Email has been a routine communication channel for so long that the majority of us use it on a daily basis without question. Healthcare professionals are among the last of service providers to not utilize email as a form of communication with the people they serve. But in the healthcare field, emailing practices between physicians and patients is a controversial discussion.
It can be argued that utilizing electronic communication is vital in developing relationships between a doctor and his/her patient, while allowing for open communication. Others worry about legalities that may arise with the lack of privacy that often accompanies online emailing.
Those in support of physicians emailing with patients state that it is beneficial when scheduling appointments, eliminating the frustration of phone tag.

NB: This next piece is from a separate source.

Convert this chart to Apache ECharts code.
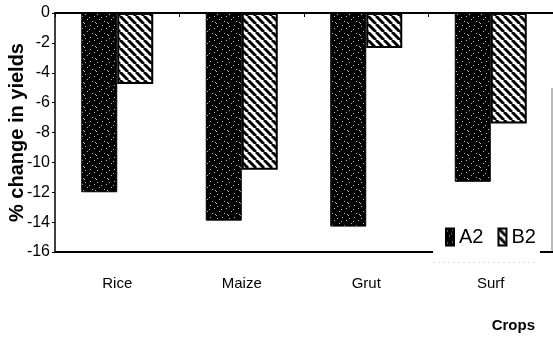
<!DOCTYPE html>
<html>
<head>
<meta charset="utf-8">
<script src="https://cdn.jsdelivr.net/npm/echarts@6/dist/echarts.min.js"></script>
<style>
  html, body { margin: 0; padding: 0; background: #fff; }
  #chart { width: 553px; height: 339px; }
</style>
</head>
<body>
<div id="chart"></div>
<script>
  // data
  const crops = ['Rice', 'Maize', 'Grut', 'Surf'];
  const a2 = [-12.0, -13.9, -14.3, -11.3];
  const b2 = [-4.75, -10.5, -2.35, -7.4];
  const yTicks = { min: -16, max: 0, interval: 2 };

  const FONT = "'Liberation Sans', Arial, sans-serif";

  // stippled black fill for A2
  function dotPattern() {
    const c = document.createElement('canvas');
    c.width = 12; c.height = 12;
    const ctx = c.getContext('2d');
    ctx.fillStyle = '#000';
    ctx.fillRect(0, 0, 12, 12);
    ctx.fillStyle = 'rgba(255,255,255,0.75)';
    const pts = [[1, 2], [6, 1], [10, 4], [3, 7], [8, 9], [0, 11], [5, 5], [11, 10]];
    pts.forEach(p => ctx.fillRect(p[0], p[1], 1, 1));
    return c;
  }

  // diagonal hatch for B2
  function hatchPattern() {
    const s = 8;
    const c = document.createElement('canvas');
    c.width = s; c.height = s;
    const ctx = c.getContext('2d');
    ctx.fillStyle = '#fff';
    ctx.fillRect(0, 0, s, s);
    ctx.strokeStyle = '#000';
    ctx.lineWidth = 3;
    for (let k = -1; k <= 1; k++) {
      ctx.beginPath();
      ctx.moveTo(k * s, 0);
      ctx.lineTo(k * s + s, s);
      ctx.stroke();
    }
    return c;
  }

  const chart = echarts.init(document.getElementById('chart'));
  const option = {
    backgroundColor: '#fff',
    animation: false,
    textStyle: { fontFamily: FONT, color: '#000' },
    grid: { left: 55, right: 0, top: 13, bottom: 87, containLabel: false, outerBoundsMode: 'none' },
    legend: {
      data: ['A2', 'B2'],
      left: 433,
      top: 215,
      padding: [12, 4, 15, 12],
      backgroundColor: '#fff',
      icon: 'rect',
      itemWidth: 8,
      itemHeight: 17,
      itemGap: 14,
      textStyle: { fontFamily: FONT, fontSize: 20, color: '#000' }
    },
    xAxis: [{
      type: 'category',
      data: crops,
      position: 'bottom',
      axisLine: { onZero: false, lineStyle: { color: '#000', width: 2 } },
      axisTick: { show: false },
      axisLabel: { margin: 24, fontSize: 15, color: '#000', fontFamily: FONT }
    }, {
      type: 'category',
      data: crops,
      position: 'top',
      axisLine: { onZero: false, lineStyle: { color: '#000', width: 2 } },
      axisTick: { show: true, inside: true, length: 4, lineStyle: { color: '#000' } },
      axisLabel: { show: false }
    }],
    yAxis: {
      type: 'value',
      min: yTicks.min,
      max: yTicks.max,
      interval: yTicks.interval,
      name: '% change in yields',
      nameLocation: 'middle',
      nameGap: 28,
      nameMoveOverlap: false,
      nameTextStyle: { fontSize: 20, fontWeight: 'bold', color: '#000', fontFamily: FONT },
      axisLine: { show: true, lineStyle: { color: '#000', width: 1.5 } },
      axisTick: { show: true, length: 3, lineStyle: { color: '#000' } },
      axisLabel: { fontSize: 16, color: '#000', margin: 5, fontFamily: FONT },
      splitLine: { show: false }
    },
    series: [{
      name: 'A2',
      type: 'bar',
      data: a2,
      barWidth: 36,
      barGap: '0%',
      itemStyle: {
        color: { image: dotPattern(), repeat: 'repeat' },
        borderColor: '#000',
        borderWidth: 1
      }
    }, {
      name: 'B2',
      type: 'bar',
      data: b2,
      barWidth: 36,
      itemStyle: {
        color: { image: hatchPattern(), repeat: 'repeat' },
        borderColor: '#000',
        borderWidth: 2
      }
    }],
    graphic: [{
      type: 'text',
      right: 18,
      top: 318,
      style: { text: 'Crops', fontSize: 15, fontWeight: 'bold', fill: '#000', fontFamily: FONT }
    }, {
      // faint frame edges left over around the legend
      type: 'line',
      shape: { x1: 552, y1: 88, x2: 552, y2: 252 },
      style: { stroke: '#777', lineWidth: 1 }
    }, {
      type: 'line',
      shape: { x1: 433, y1: 262, x2: 537, y2: 262 },
      style: { stroke: '#bbb', lineWidth: 1, lineDash: [2, 3] }
    }]
  };
  chart.setOption(option);
</script>
</body>
</html>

Using email improves efficiency and allows doctors to make themselves readily available to patients when a visit isn’t necessary, but medical advice or discussions is required.
Opponents dispute the positives of emailing in the healthcare field, stating that emailing has the potential to cause an array of legal issues. Privacy of emails and the possibility of hackers is a major concern among many. Some also insist that electronic communication between doctors and patients is no way to practice medicine. While emailing back and forth, a doctor misses out on necessary body language, facial expressions, tone of voice, etc. that is typically witnessed during an in-person doctor’s consultation; appropriate and accurate care can suffer as a result.
Because an array of legal problems can arise, only engaging in email communication on an extremely limited basis could be a compromise. Sticking purely to scheduling appointments or sending test results, while making sure not to reveal any confidential medical information.
Email seems to be an inevitable part of doing business. Do you think that healthcare should adapt to the extreme popularity of electronic communication to build bonding relationships between doctors and patients or continue to communicate traditionally, avoiding security and legal issues?